◆ **Data excerpt**:

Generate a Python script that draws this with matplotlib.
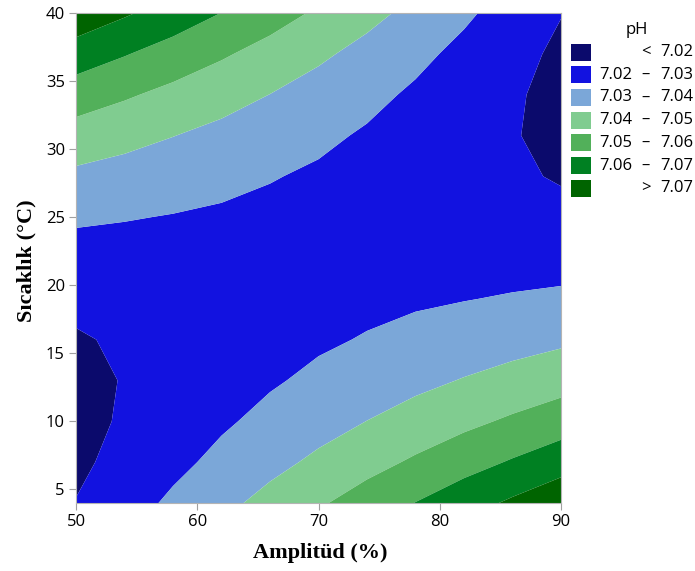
import numpy as np
import matplotlib
matplotlib.use("Agg")
import matplotlib.pyplot as plt
from matplotlib.patches import Rectangle

# grid
amplitude = [50, 54, 58, 62, 66, 70, 74, 78, 82, 86, 90]          # Amplitüd (%)
temperature = [4, 7, 10, 13, 16, 19, 22, 25, 28, 31, 34, 37, 40]  # Sıcaklık (°C)
ph_T04 = [7.0203, 7.0260, 7.0317, 7.0374, 7.0431, 7.0488, 7.0545, 7.0602, 7.0659, 7.0716, 7.0773]
ph_T07 = [7.0181, 7.0229, 7.0276, 7.0324, 7.0372, 7.0419, 7.0467, 7.0514, 7.0562, 7.0609, 7.0657]
ph_T10 = [7.0172, 7.0210, 7.0248, 7.0287, 7.0325, 7.0363, 7.0401, 7.0439, 7.0477, 7.0515, 7.0553]
ph_T13 = [7.0176, 7.0204, 7.0233, 7.0262, 7.0290, 7.0319, 7.0347, 7.0376, 7.0405, 7.0433, 7.0462]
ph_T16 = [7.0192, 7.0211, 7.0230, 7.0249, 7.0268, 7.0287, 7.0306, 7.0326, 7.0345, 7.0364, 7.0383]
ph_T19 = [7.0220, 7.0230, 7.0239, 7.0249, 7.0259, 7.0268, 7.0278, 7.0288, 7.0297, 7.0307, 7.0317]
ph_T22 = [7.0261, 7.0261, 7.0261, 7.0262, 7.0262, 7.0262, 7.0262, 7.0262, 7.0263, 7.0263, 7.0263]
ph_T25 = [7.0314, 7.0305, 7.0296, 7.0287, 7.0277, 7.0268, 7.0259, 7.0250, 7.0240, 7.0231, 7.0222]
ph_T28 = [7.0380, 7.0362, 7.0343, 7.0324, 7.0305, 7.0287, 7.0268, 7.0249, 7.0230, 7.0212, 7.0193]
ph_T31 = [7.0459, 7.0431, 7.0402, 7.0374, 7.0346, 7.0318, 7.0290, 7.0261, 7.0233, 7.0205, 7.0177]
ph_T34 = [7.0550, 7.0512, 7.0474, 7.0437, 7.0399, 7.0361, 7.0324, 7.0286, 7.0248, 7.0211, 7.0173]
ph_T37 = [7.0653, 7.0606, 7.0559, 7.0512, 7.0465, 7.0417, 7.0370, 7.0323, 7.0276, 7.0229, 7.0182]
ph_T40 = [7.0769, 7.0712, 7.0656, 7.0599, 7.0543, 7.0486, 7.0429, 7.0373, 7.0316, 7.0260, 7.0203]

levels = [7.02, 7.03, 7.04, 7.05, 7.06, 7.07]
band_labels = [("<", "7.02"), ("7.02", "7.03"), ("7.03", "7.04"), ("7.04", "7.05"),
               ("7.05", "7.06"), ("7.06", "7.07"), (">", "7.07")]
colors = ['#0b0a6c', '#1212e0', '#7ba7d8', '#80cc90', '#52b05a', '#008022', '#006400']

Z = np.array([ph_T04, ph_T07, ph_T10, ph_T13, ph_T16, ph_T19, ph_T22,
              ph_T25, ph_T28, ph_T31, ph_T34, ph_T37, ph_T40])
A, T = np.meshgrid(amplitude, temperature)

fig = plt.figure(figsize=(6.95, 5.71), dpi=100)
ax = fig.add_axes([76/695, 1-503/571, 485/695, 490/571])

bounds = [6.9] + levels + [7.2]
ax.contourf(A, T, Z, levels=bounds, colors=colors, antialiased=True)

ax.set_xlim(50, 90)
ax.set_ylim(4, 40)
ax.set_xticks([50, 60, 70, 80, 90])
ax.set_yticks([5, 10, 15, 20, 25, 30, 35, 40])
for sp in ax.spines.values():
    sp.set_color('#b4b4b4')
ax.tick_params(direction='out', length=5, color='#a0a0a0', labelsize=12, pad=3)
for lab in ax.get_xticklabels() + ax.get_yticklabels():
    lab.set_fontfamily('Open Sans')

ax.set_xlabel('Amplitüd (%)', family='Liberation Serif', weight='bold', fontsize=16)
ax.set_ylabel('Sıcaklık (°C)', family='Liberation Serif', weight='bold', fontsize=16)
ax.xaxis.label.set_va('center')
ax.yaxis.label.set_va('center')
ax.xaxis.set_label_coords(0.503, -0.102)
ax.yaxis.set_label_coords(-0.103, 0.495)

# legend built by hand
fig.text(637/695, 1-30/571, 'pH', ha='center', va='center', family='Open Sans', fontsize=12)
for k, (lo, hi) in enumerate(band_labels):
    yc = 52 + k*22.7
    fig.add_artist(Rectangle((571/695, 1-(yc+8.5)/571), 20/695, 17/571,
                             transform=fig.transFigure, facecolor=colors[k], edgecolor='none'))
    fy = 1 - yc/571
    if lo in ("<", ">"):
        fig.text(646/695, fy, lo, ha='center', va='center', family='Open Sans', fontsize=12)
    else:
        fig.text(632/695, fy, lo, ha='right', va='center', family='Open Sans', fontsize=12)
        fig.text(645/695, fy, '–', ha='center', va='center', family='Open Sans', fontsize=12)
    fig.text(693/695, fy, hi, ha='right', va='center', family='Open Sans', fontsize=12)

fig.savefig('out.png', dpi=100)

◆ **Written problem**: Write out exactly the opening lines of the data, stopping after the line that holds "from matplotlib.patches import Rectangle". Exclude pictures.

◆ **Reply**:
Generate a Python script that draws this with matplotlib.
import numpy as np
import matplotlib
matplotlib.use("Agg")
import matplotlib.pyplot as plt
from matplotlib.patches import Rectangle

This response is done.